▸ **WRITTEN INSTRUCTION**: Copy the listing verbatim, excluding any images found in it.

★ ★ ★ ★ ★ ★ ★

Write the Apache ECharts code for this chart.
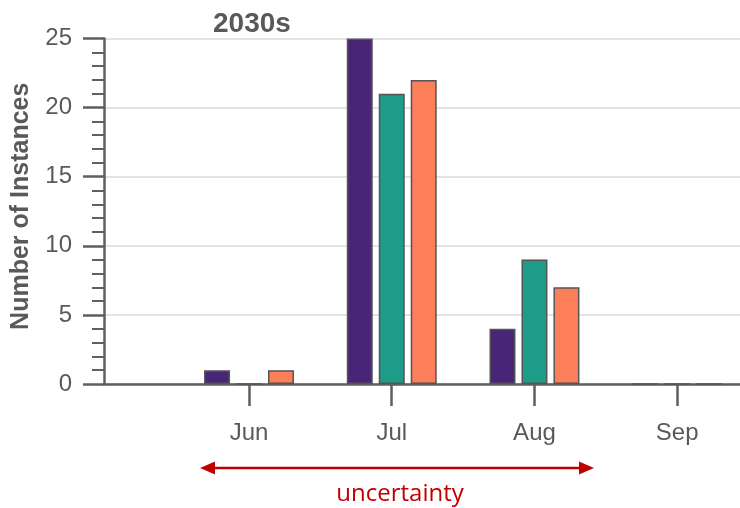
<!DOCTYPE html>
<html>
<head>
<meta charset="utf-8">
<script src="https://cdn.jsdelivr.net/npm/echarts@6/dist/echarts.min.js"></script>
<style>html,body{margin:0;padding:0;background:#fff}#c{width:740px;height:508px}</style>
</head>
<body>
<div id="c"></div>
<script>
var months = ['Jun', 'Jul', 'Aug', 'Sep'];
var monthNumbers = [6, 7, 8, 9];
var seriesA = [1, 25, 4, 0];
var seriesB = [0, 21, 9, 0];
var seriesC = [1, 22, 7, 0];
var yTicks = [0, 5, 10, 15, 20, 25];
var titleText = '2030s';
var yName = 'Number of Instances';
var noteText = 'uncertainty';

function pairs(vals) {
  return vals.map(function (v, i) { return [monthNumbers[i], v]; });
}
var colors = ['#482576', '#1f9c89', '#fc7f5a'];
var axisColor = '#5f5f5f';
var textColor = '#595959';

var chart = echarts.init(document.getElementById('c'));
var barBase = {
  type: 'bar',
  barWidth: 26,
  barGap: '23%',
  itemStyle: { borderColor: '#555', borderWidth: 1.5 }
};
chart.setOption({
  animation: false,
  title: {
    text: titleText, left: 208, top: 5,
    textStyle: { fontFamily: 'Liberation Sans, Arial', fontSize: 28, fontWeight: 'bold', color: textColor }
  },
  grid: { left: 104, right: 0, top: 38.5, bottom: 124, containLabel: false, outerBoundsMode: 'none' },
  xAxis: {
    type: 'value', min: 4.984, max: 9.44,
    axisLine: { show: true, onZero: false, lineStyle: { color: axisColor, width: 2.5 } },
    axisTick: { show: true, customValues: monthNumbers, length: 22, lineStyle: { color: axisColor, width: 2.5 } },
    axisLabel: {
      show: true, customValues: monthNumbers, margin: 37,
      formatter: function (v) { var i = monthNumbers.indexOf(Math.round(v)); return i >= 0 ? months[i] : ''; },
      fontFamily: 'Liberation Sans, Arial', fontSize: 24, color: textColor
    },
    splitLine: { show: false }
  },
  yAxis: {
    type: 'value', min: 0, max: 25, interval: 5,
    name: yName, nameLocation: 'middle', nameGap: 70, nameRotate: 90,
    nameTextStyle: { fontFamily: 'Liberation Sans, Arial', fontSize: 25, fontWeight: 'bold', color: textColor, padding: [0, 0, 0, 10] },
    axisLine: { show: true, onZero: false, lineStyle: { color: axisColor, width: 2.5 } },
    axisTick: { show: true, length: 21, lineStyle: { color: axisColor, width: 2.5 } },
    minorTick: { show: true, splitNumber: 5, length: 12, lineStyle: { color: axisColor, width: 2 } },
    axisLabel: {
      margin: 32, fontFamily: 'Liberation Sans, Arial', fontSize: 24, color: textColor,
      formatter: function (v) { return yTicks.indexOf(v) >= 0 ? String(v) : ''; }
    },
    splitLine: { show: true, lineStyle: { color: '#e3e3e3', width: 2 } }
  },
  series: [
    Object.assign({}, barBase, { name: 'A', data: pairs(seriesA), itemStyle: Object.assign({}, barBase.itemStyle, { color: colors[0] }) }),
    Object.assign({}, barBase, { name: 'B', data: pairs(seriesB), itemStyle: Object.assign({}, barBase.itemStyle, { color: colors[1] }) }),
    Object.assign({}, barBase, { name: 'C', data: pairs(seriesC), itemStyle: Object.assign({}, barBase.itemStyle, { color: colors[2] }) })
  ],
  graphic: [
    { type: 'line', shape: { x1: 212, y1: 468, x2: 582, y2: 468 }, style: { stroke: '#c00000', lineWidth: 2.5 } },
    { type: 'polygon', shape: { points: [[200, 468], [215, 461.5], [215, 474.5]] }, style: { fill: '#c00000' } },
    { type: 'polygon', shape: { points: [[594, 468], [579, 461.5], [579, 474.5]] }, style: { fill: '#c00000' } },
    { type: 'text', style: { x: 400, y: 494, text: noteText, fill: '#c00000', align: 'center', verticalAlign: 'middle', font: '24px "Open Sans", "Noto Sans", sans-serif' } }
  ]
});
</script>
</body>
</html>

★ ★ ★ ★ ★ ★ ★

▸ **CORRECT ANSWER**:
Write the Apache ECharts code for this chart.
<!DOCTYPE html>
<html>
<head>
<meta charset="utf-8">
<script src="https://cdn.jsdelivr.net/npm/echarts@6/dist/echarts.min.js"></script>
<style>html,body{margin:0;padding:0;background:#fff}#c{width:740px;height:508px}</style>
</head>
<body>
<div id="c"></div>
<script>
var months = ['Jun', 'Jul', 'Aug', 'Sep'];
var monthNumbers = [6, 7, 8, 9];
var seriesA = [1, 25, 4, 0];
var seriesB = [0, 21, 9, 0];
var seriesC = [1, 22, 7, 0];
var yTicks = [0, 5, 10, 15, 20, 25];
var titleText = '2030s';
var yName = 'Number of Instances';
var noteText = 'uncertainty';

function pairs(vals) {
  return vals.map(function (v, i) { return [monthNumbers[i], v]; });
}
var colors = ['#482576', '#1f9c89', '#fc7f5a'];
var axisColor = '#5f5f5f';
var textColor = '#595959';

var chart = echarts.init(document.getElementById('c'));
var barBase = {
  type: 'bar',
  barWidth: 26,
  barGap: '23%',
  itemStyle: { borderColor: '#555', borderWidth: 1.5 }
};
chart.setOption({
  animation: false,
  title: {
    text: titleText, left: 208, top: 5,
    textStyle: { fontFamily: 'Liberation Sans, Arial', fontSize: 28, fontWeight: 'bold', color: textColor }
  },
  grid: { left: 104, right: 0, top: 38.5, bottom: 124, containLabel: false, outerBoundsMode: 'none' },
  xAxis: {
    type: 'value', min: 4.984, max: 9.44,
    axisLine: { show: true, onZero: false, lineStyle: { color: axisColor, width: 2.5 } },
    axisTick: { show: true, customValues: monthNumbers, length: 22, lineStyle: { color: axisColor, width: 2.5 } },
    axisLabel: {
      show: true, customValues: monthNumbers, margin: 37,
      formatter: function (v) { var i = monthNumbers.indexOf(Math.round(v)); return i >= 0 ? months[i] : ''; },
      fontFamily: 'Liberation Sans, Arial', fontSize: 24, color: textColor
    },
    splitLine: { show: false }
  },
  yAxis: {
    type: 'value', min: 0, max: 25, interval: 5,
    name: yName, nameLocation: 'middle', nameGap: 70, nameRotate: 90,
    nameTextStyle: { fontFamily: 'Liberation Sans, Arial', fontSize: 25, fontWeight: 'bold', color: textColor, padding: [0, 0, 0, 10] },
    axisLine: { show: true, onZero: false, lineStyle: { color: axisColor, width: 2.5 } },
    axisTick: { show: true, length: 21, lineStyle: { color: axisColor, width: 2.5 } },
    minorTick: { show: true, splitNumber: 5, length: 12, lineStyle: { color: axisColor, width: 2 } },
    axisLabel: {
      margin: 32, fontFamily: 'Liberation Sans, Arial', fontSize: 24, color: textColor,
      formatter: function (v) { return yTicks.indexOf(v) >= 0 ? String(v) : ''; }
    },
    splitLine: { show: true, lineStyle: { color: '#e3e3e3', width: 2 } }
  },
  series: [
    Object.assign({}, barBase, { name: 'A', data: pairs(seriesA), itemStyle: Object.assign({}, barBase.itemStyle, { color: colors[0] }) }),
    Object.assign({}, barBase, { name: 'B', data: pairs(seriesB), itemStyle: Object.assign({}, barBase.itemStyle, { color: colors[1] }) }),
    Object.assign({}, barBase, { name: 'C', data: pairs(seriesC), itemStyle: Object.assign({}, barBase.itemStyle, { color: colors[2] }) })
  ],
  graphic: [
    { type: 'line', shape: { x1: 212, y1: 468, x2: 582, y2: 468 }, style: { stroke: '#c00000', lineWidth: 2.5 } },
    { type: 'polygon', shape: { points: [[200, 468], [215, 461.5], [215, 474.5]] }, style: { fill: '#c00000' } },
    { type: 'polygon', shape: { points: [[594, 468], [579, 461.5], [579, 474.5]] }, style: { fill: '#c00000' } },
    { type: 'text', style: { x: 400, y: 494, text: noteText, fill: '#c00000', align: 'center', verticalAlign: 'middle', font: '24px "Open Sans", "Noto Sans", sans-serif' } }
  ]
});
</script>
</body>
</html>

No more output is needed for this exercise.